Friday, November 22, 2013

HotNets'13: Towards Minimal-Delay Deadline-Driven Data Center TCP

Li Chen, Shuihai Hu, Kai Chen (HKUST), Haitao Wu (Microsoft Research Asia), Danny H.K. Tsang (HKUST).


Data center workloads have flows with diverse deadlines as recognized by earlier work such as D3, D2TCP, PDQ, and pFabric.  Some of these approaches are ad-hoc: For instance, DCTCP maintains shallow queues which indirectly affects flow completion times; while others require intrusive hardware changes (e.g. D3 and pFabric).  This paper presents MCP, which is an end-to-end congestion control algorithm to determine the "right" rates to meet flow deadlines, while being readily deployable.

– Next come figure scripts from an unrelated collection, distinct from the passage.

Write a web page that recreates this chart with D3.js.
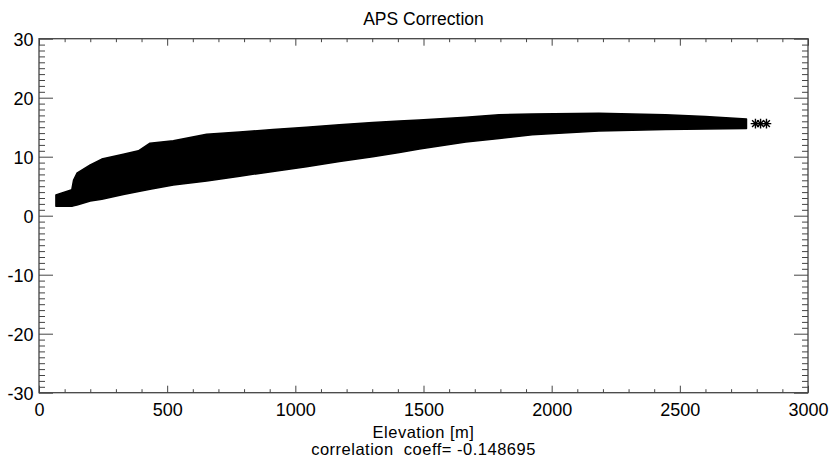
<!DOCTYPE html>
<html>
<head>
<meta charset="utf-8">
<script src="https://cdn.jsdelivr.net/npm/d3@7"></script>
<style>
  body { margin: 0; background: #fff; }
  text { font-family: "Liberation Sans", Arial, Helvetica, sans-serif; fill: #000; }
</style>
</head>
<body>
<div id="vis-scatter"></div>
<script>
// Envelope of the dense asterisk cloud
const elevation = [66, 128, 135, 148, 200, 245, 329, 388, 433, 524, 654, 783, 913, 1043, 1172, 1302, 1406, 1484, 1665, 1795, 1924, 2184, 2444, 2600, 2760];
const upperBound = [3.5, 4.4, 6.05, 7.2, 8.6, 9.6, 10.4, 11.0, 12.3, 12.7, 13.8, 14.2, 14.6, 15.0, 15.4, 15.8, 16.05, 16.2, 16.7, 17.1, 17.25, 17.35, 17.1, 16.8, 16.4];
const lowerBound = [1.6, 1.6, 1.7, 1.8, 2.5, 2.8, 3.6, 4.1, 4.5, 5.2, 5.9, 6.7, 7.5, 8.3, 9.2, 10.0, 10.7, 11.3, 12.5, 13.1, 13.7, 14.35, 14.6, 14.7, 14.8];

// isolated points beyond the cloud
const outlierElev = [2795, 2815, 2838];
const outlierValue = [15.6, 15.6, 15.6];

const xTicks = [0, 500, 1000, 1500, 2000, 2500, 3000];
const yTicks = [-30, -20, -10, 0, 10, 20, 30];

(function(){
    const width = 830, height = 459;
    const left = 39, right = 808, top = 38.7, bottom = 392.7;

    const svg = d3.select("#vis-scatter").append("svg")
        .attr("width", width)
        .attr("height", height);

    const x = d3.scaleLinear().domain([0, 3000]).range([left, right]);
    const y = d3.scaleLinear().domain([-30, 30]).range([bottom, top]);

    // the cloud
    const band = elevation.map((e, i) => ({ e: e, hi: upperBound[i], lo: lowerBound[i] }));
    const area = d3.area()
        .x(d => x(d.e))
        .y0(d => y(d.lo))
        .y1(d => y(d.hi))
        .curve(d3.curveLinear);

    svg.append("path")
        .attr("d", area(band))
        .attr("fill", "#000")
        .attr("stroke", "#000")
        .attr("stroke-width", 1.5)
        .attr("stroke-linejoin", "round");

    // asterisk symbol like IDL psym=2
    function asterisk(r) {
        const p = d3.path();
        for (let k = 0; k < 4; k++) {
            const a = k * Math.PI / 4;
            p.moveTo(-r * Math.cos(a), -r * Math.sin(a));
            p.lineTo(r * Math.cos(a), r * Math.sin(a));
        }
        return p.toString();
    }

    svg.selectAll("path.star")
        .data(outlierElev)
        .join("path")
        .attr("class", "star")
        .attr("d", asterisk(4.8))
        .attr("transform", (d, i) => `translate(${x(d)},${y(outlierValue[i])})`)
        .attr("stroke", "#000")
        .attr("stroke-width", 1.4)
        .attr("fill", "none");

    // axes on all four sides, ticks pointing inward
    const tickColor = "#444";
    const xMinor = d3.range(0, 3001, 100);
    const yMinor = d3.range(-30, 31, 1);
    const fmt = d => String(d);   // plain hyphen minus like the original

    function xAxis(yPos, dir, showLabels) {
        const g = svg.append("g").attr("transform", `translate(0,${yPos})`);
        g.call(d3.axisBottom(x).tickValues(xMinor).tickSize(0).tickFormat(""));
        g.select(".domain").remove();
        g.selectAll(".tick line")
            .attr("y2", d => dir * (d % 500 === 0 ? 7 : 3.5))
            .attr("stroke", tickColor);
        if (showLabels) {
            const lab = svg.append("g").attr("transform", `translate(0,${yPos})`)
                .call(d3.axisBottom(x).tickValues(xTicks).tickSize(0).tickPadding(0).tickFormat(fmt));
            lab.select(".domain").remove();
            lab.selectAll("text")
                .attr("dy", null)
                .attr("y", 23.8)
                .style("font-size", "18px")
                .style("font-family", "'Liberation Sans', Arial, sans-serif");
        }
    }

    function yAxis(xPos, dir, showLabels) {
        const g = svg.append("g").attr("transform", `translate(${xPos},0)`);
        g.call(d3.axisLeft(y).tickValues(yMinor).tickSize(0).tickFormat(""));
        g.select(".domain").remove();
        g.selectAll(".tick line")
            .attr("x2", d => dir * (d % 10 === 0 ? 14 : 6))
            .attr("stroke", tickColor);
        if (showLabels) {
            const lab = svg.append("g").attr("transform", `translate(${xPos},0)`)
                .call(d3.axisLeft(y).tickValues(yTicks).tickSize(0).tickPadding(5.5).tickFormat(fmt));
            lab.select(".domain").remove();
            lab.selectAll("text")
                .attr("dy", "0.36em")
                .style("font-size", "18px")
                .style("font-family", "'Liberation Sans', Arial, sans-serif");
        }
    }

    xAxis(bottom, -1, true);
    xAxis(top, 1, false);
    yAxis(left, 1, true);
    yAxis(right, -1, false);

    svg.append("rect")
        .attr("x", left).attr("y", top)
        .attr("width", right - left).attr("height", bottom - top)
        .attr("fill", "none")
        .attr("stroke", tickColor)
        .attr("stroke-width", 1.3);

    // titles
    const cx = (left + right) / 2;
    svg.append("text")
        .attr("x", cx).attr("y", 25)
        .attr("text-anchor", "middle")
        .style("font-size", "17.5px")
        .text("APS Correction");

    svg.append("text")
        .attr("x", cx).attr("y", 438)
        .attr("text-anchor", "middle")
        .style("font-size", "16.5px")
        .style("letter-spacing", "0.5px")
        .text("Elevation [m]");

    svg.append("text")
        .attr("x", cx).attr("y", 455)
        .attr("text-anchor", "middle")
        .style("font-size", "16.5px")
        .style("letter-spacing", "0.5px")
        .style("white-space", "pre")
        .text("correlation  coeff= -0.148695");
})();
</script>
</body>
</html>
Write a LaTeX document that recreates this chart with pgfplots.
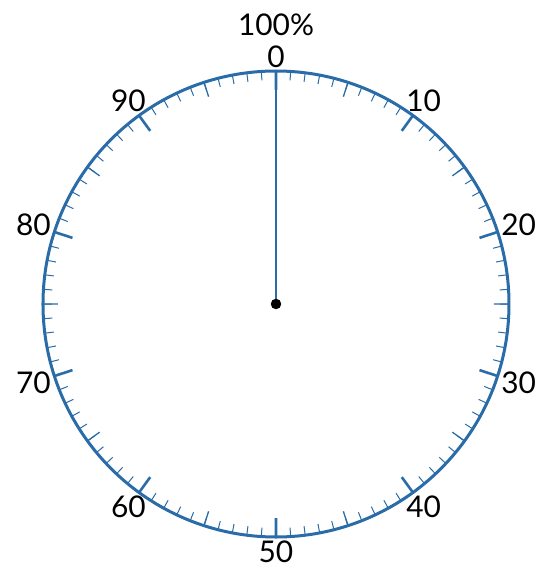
\documentclass[border=0pt]{standalone}
\usepackage{pgfplots}
\pgfplotsset{compat=1.18}
\usepgfplotslibrary{polar}
\usepackage{fontspec}
\setmainfont{Lato}
\definecolor{dialblue}{RGB}{42,108,168}

\begin{document}
\begin{tikzpicture}
\path[use as bounding box] (-276bp,-264bp) rectangle (276bp,304bp);
\begin{polaraxis}[
    at={(0,0)}, anchor=origin,
    scale only axis,
    width=466bp, height=466bp,
    xmin=0, xmax=360,
    ymin=0, ymax=233,
    grid=none,
    ytick=\empty,
    y axis line style={draw=none},
    axis line style={dialblue, line width=3bp},
    every outer x axis line/.append style={dialblue, line width=3bp},
    % angle = 90 - 3.6 * gauge value
    xtick={18,54,90,126,162,198,234,270,306,342},
    xticklabels={20,10,{100\%\\0},90,80,70,60,50,40,30},
    minor xtick={0,3.6,...,357},
    xtick align=outside,
    major tick length=0pt,
    minor tick length=9bp,
    every minor tick/.append style={dialblue, line width=1bp},
    xticklabel style={font=\fontsize{30}{32}\selectfont, align=center,
        inner sep=3.5bp, anchor=\tick+180},
    /pgf/number format/assume math mode=true,
    unbounded coords=jump,
]
% major ticks (every 10)
\addplot[dialblue, line width=2.6bp] coordinates {
    (18,233) (18,214) (nan,nan) (54,233) (54,214) (nan,nan)
    (90,233) (90,214) (nan,nan) (126,233) (126,214) (nan,nan)
    (162,233) (162,214) (nan,nan) (198,233) (198,214) (nan,nan)
    (234,233) (234,214) (nan,nan) (270,233) (270,214) (nan,nan)
    (306,233) (306,214) (nan,nan) (342,233) (342,214)};
% half ticks (every 5)
\addplot[dialblue, line width=1.3bp] coordinates {
    (0,233) (0,218) (nan,nan) (36,233) (36,218) (nan,nan)
    (72,233) (72,218) (nan,nan) (108,233) (108,218) (nan,nan)
    (144,233) (144,218) (nan,nan) (180,233) (180,218) (nan,nan)
    (216,233) (216,218) (nan,nan) (252,233) (252,218) (nan,nan)
    (288,233) (288,218) (nan,nan) (324,233) (324,218)};
% needle at 0
\addplot[dialblue, line width=1.6bp] coordinates {(90,0) (90,233)};
\addplot[black, only marks, mark=*, mark size=5bp] coordinates {(0,0)};
\end{polaraxis}
\end{tikzpicture}
\end{document}
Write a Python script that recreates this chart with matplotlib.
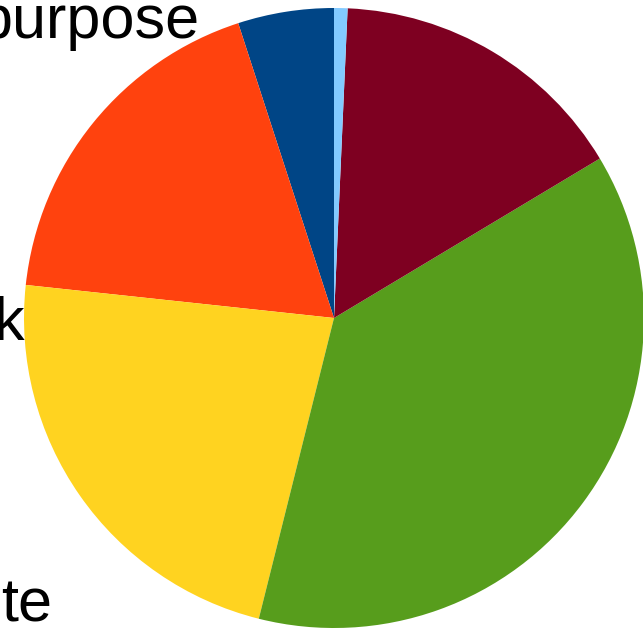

The key idea in the paper is formulating the problem explicitly as a stochastic network optimization problem and derived an end-to-end scheme using a standard technique called "drift plus penalty method."  See paper for more details.

What I think is interesting about the paper is that the authors formulated the problem explicitly and derived the end-to-end window update algorithm to achieve the optimal rates needed to meet as many flow deadlines as possible.

Q: You are adapting rate over time and starting rate.  Have you quantified the benefit of each modification's?  How much of the benefit is just due to the right starting rate?
A: It has to start at expected rate, or dynamics would take a long time to converge.  If flows just stick to starting rate, the network will be unstable.

Q: Is the objective to maximize the number of deadlines met?
A: No, it is to minimize per-packet delays.

Q: Recent works look at flow-level metrics (mean FCT, etc.).  What impact do these metrics have on application performance (e.g. MapReduce)?
A: Most work in this area is on flow-level performance, so we used the same.  For specific applications, I think there is room for improvement.

Q: In your graphs, what is "optimal"?  Why is it different from the line labeled "throughput"?
A: Optimal is computed centrally using per-hop information.  It is hard for a stochastic program to always operate at the optimal point -- we just proved convergence to optimality in the stochastic sense.